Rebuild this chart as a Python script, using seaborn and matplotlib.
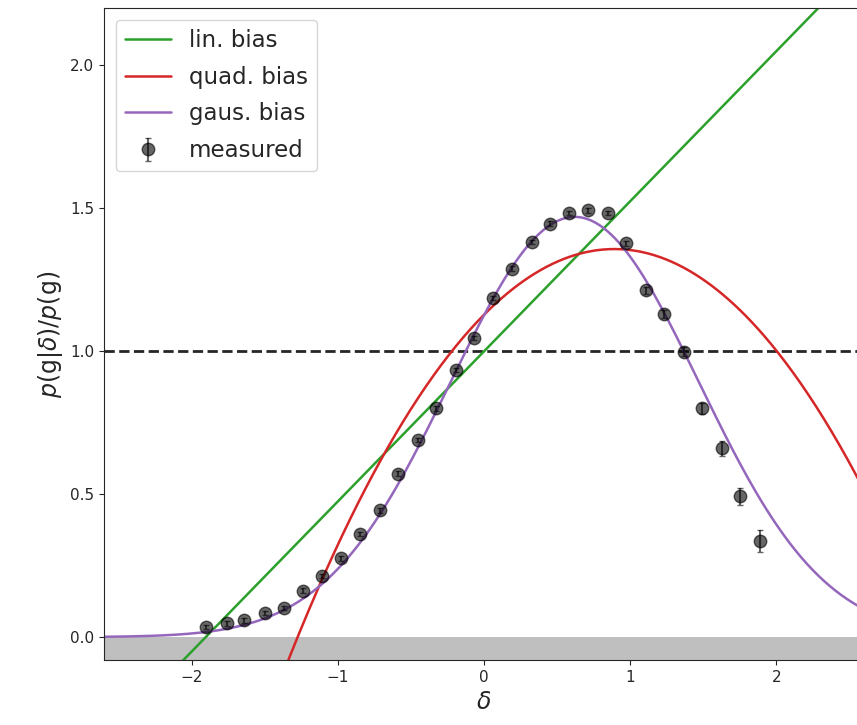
import matplotlib
matplotlib.use('Agg')
import matplotlib.pyplot as plt
import numpy as np
import pandas as pd
import seaborn as sns

# measured points
delta = [-1.90, -1.76, -1.64, -1.50, -1.37, -1.24, -1.11, -0.98, -0.85, -0.71,
         -0.59, -0.45, -0.33, -0.19, -0.07, 0.06, 0.19, 0.33, 0.45, 0.58,
         0.71, 0.85, 0.97, 1.11, 1.23, 1.37, 1.49, 1.63, 1.75, 1.89]
ratio = [0.036, 0.048, 0.059, 0.085, 0.102, 0.163, 0.213, 0.275, 0.360, 0.443,
         0.572, 0.689, 0.800, 0.934, 1.047, 1.186, 1.289, 1.382, 1.446, 1.484,
         1.493, 1.484, 1.377, 1.213, 1.129, 0.998, 0.800, 0.660, 0.493, 0.337]
ratio_err = [0.008, 0.008, 0.008, 0.008, 0.008, 0.008, 0.008, 0.008, 0.008, 0.008,
             0.008, 0.008, 0.008, 0.008, 0.008, 0.008, 0.008, 0.008, 0.008, 0.008,
             0.008, 0.008, 0.010, 0.012, 0.014, 0.016, 0.020, 0.026, 0.030, 0.038]

# fitted bias models
lin_coef = [1.0, 0.525]             # b0 + b1*d
quad_coef = [1.128, 0.515, -0.289]  # b0 + b1*d + b2*d^2
gaus_par = [1.47, 0.62, 0.85]       # A, mu, sigma

xgrid = np.linspace(-2.6, 2.6, 400)
curves = pd.DataFrame({
    'delta': np.tile(xgrid, 3),
    'model': np.repeat(['lin. bias', 'quad. bias', 'gaus. bias'], len(xgrid)),
    'value': np.concatenate([
        lin_coef[0] + lin_coef[1] * xgrid,
        quad_coef[0] + quad_coef[1] * xgrid + quad_coef[2] * xgrid**2,
        gaus_par[0] * np.exp(-(xgrid - gaus_par[1])**2 / (2 * gaus_par[2]**2)),
    ]),
})

sns.set_style('ticks')
fig = plt.figure(figsize=(8.57, 7.25), dpi=100)
ax = fig.add_axes([0.1215, 0.0897, 0.8868, 0.899])

ax.axhspan(-0.08, 0.0, color='grey', alpha=0.5, lw=0)
ax.axhline(1.0, color='k', ls='--', lw=2, alpha=0.85)

sns.lineplot(data=curves, x='delta', y='value', hue='model',
             palette=['tab:green', 'tab:red', 'tab:purple'], lw=1.8, ax=ax)
ax.errorbar(delta, ratio, yerr=ratio_err, fmt='o', color='k', ms=9,
            alpha=0.6, capsize=2, label='measured')

ax.set_xlim(-2.6, 2.6)
ax.set_ylim(-0.08, 2.2)
ax.set_xticks([-2, -1, 0, 1, 2])
ax.set_yticks([0.0, 0.5, 1.0, 1.5, 2.0])
ax.tick_params(labelsize=11)
ax.set_xlabel(r'$\delta$', size=17)
ax.set_ylabel(r'$p(\mathrm{g}|\delta)/p(\mathrm{g})$', size=17)
ax.legend(loc='upper left', fontsize=16.5, labelspacing=0.6, title=None)

plt.savefig('out.png', dpi=100)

WHAT THE EXERCISE ASKS:
Copy the data exactly. Any picture it contains is to be omitted.

FINISHED TASK:
Rebuild this chart as a Python script, using seaborn and matplotlib.
import matplotlib
matplotlib.use('Agg')
import matplotlib.pyplot as plt
import numpy as np
import pandas as pd
import seaborn as sns

# measured points
delta = [-1.90, -1.76, -1.64, -1.50, -1.37, -1.24, -1.11, -0.98, -0.85, -0.71,
         -0.59, -0.45, -0.33, -0.19, -0.07, 0.06, 0.19, 0.33, 0.45, 0.58,
         0.71, 0.85, 0.97, 1.11, 1.23, 1.37, 1.49, 1.63, 1.75, 1.89]
ratio = [0.036, 0.048, 0.059, 0.085, 0.102, 0.163, 0.213, 0.275, 0.360, 0.443,
         0.572, 0.689, 0.800, 0.934, 1.047, 1.186, 1.289, 1.382, 1.446, 1.484,
         1.493, 1.484, 1.377, 1.213, 1.129, 0.998, 0.800, 0.660, 0.493, 0.337]
ratio_err = [0.008, 0.008, 0.008, 0.008, 0.008, 0.008, 0.008, 0.008, 0.008, 0.008,
             0.008, 0.008, 0.008, 0.008, 0.008, 0.008, 0.008, 0.008, 0.008, 0.008,
             0.008, 0.008, 0.010, 0.012, 0.014, 0.016, 0.020, 0.026, 0.030, 0.038]

# fitted bias models
lin_coef = [1.0, 0.525]             # b0 + b1*d
quad_coef = [1.128, 0.515, -0.289]  # b0 + b1*d + b2*d^2
gaus_par = [1.47, 0.62, 0.85]       # A, mu, sigma

xgrid = np.linspace(-2.6, 2.6, 400)
curves = pd.DataFrame({
    'delta': np.tile(xgrid, 3),
    'model': np.repeat(['lin. bias', 'quad. bias', 'gaus. bias'], len(xgrid)),
    'value': np.concatenate([
        lin_coef[0] + lin_coef[1] * xgrid,
        quad_coef[0] + quad_coef[1] * xgrid + quad_coef[2] * xgrid**2,
        gaus_par[0] * np.exp(-(xgrid - gaus_par[1])**2 / (2 * gaus_par[2]**2)),
    ]),
})

sns.set_style('ticks')
fig = plt.figure(figsize=(8.57, 7.25), dpi=100)
ax = fig.add_axes([0.1215, 0.0897, 0.8868, 0.899])

ax.axhspan(-0.08, 0.0, color='grey', alpha=0.5, lw=0)
ax.axhline(1.0, color='k', ls='--', lw=2, alpha=0.85)

sns.lineplot(data=curves, x='delta', y='value', hue='model',
             palette=['tab:green', 'tab:red', 'tab:purple'], lw=1.8, ax=ax)
ax.errorbar(delta, ratio, yerr=ratio_err, fmt='o', color='k', ms=9,
            alpha=0.6, capsize=2, label='measured')

ax.set_xlim(-2.6, 2.6)
ax.set_ylim(-0.08, 2.2)
ax.set_xticks([-2, -1, 0, 1, 2])
ax.set_yticks([0.0, 0.5, 1.0, 1.5, 2.0])
ax.tick_params(labelsize=11)
ax.set_xlabel(r'$\delta$', size=17)
ax.set_ylabel(r'$p(\mathrm{g}|\delta)/p(\mathrm{g})$', size=17)
ax.legend(loc='upper left', fontsize=16.5, labelspacing=0.6, title=None)

plt.savefig('out.png', dpi=100)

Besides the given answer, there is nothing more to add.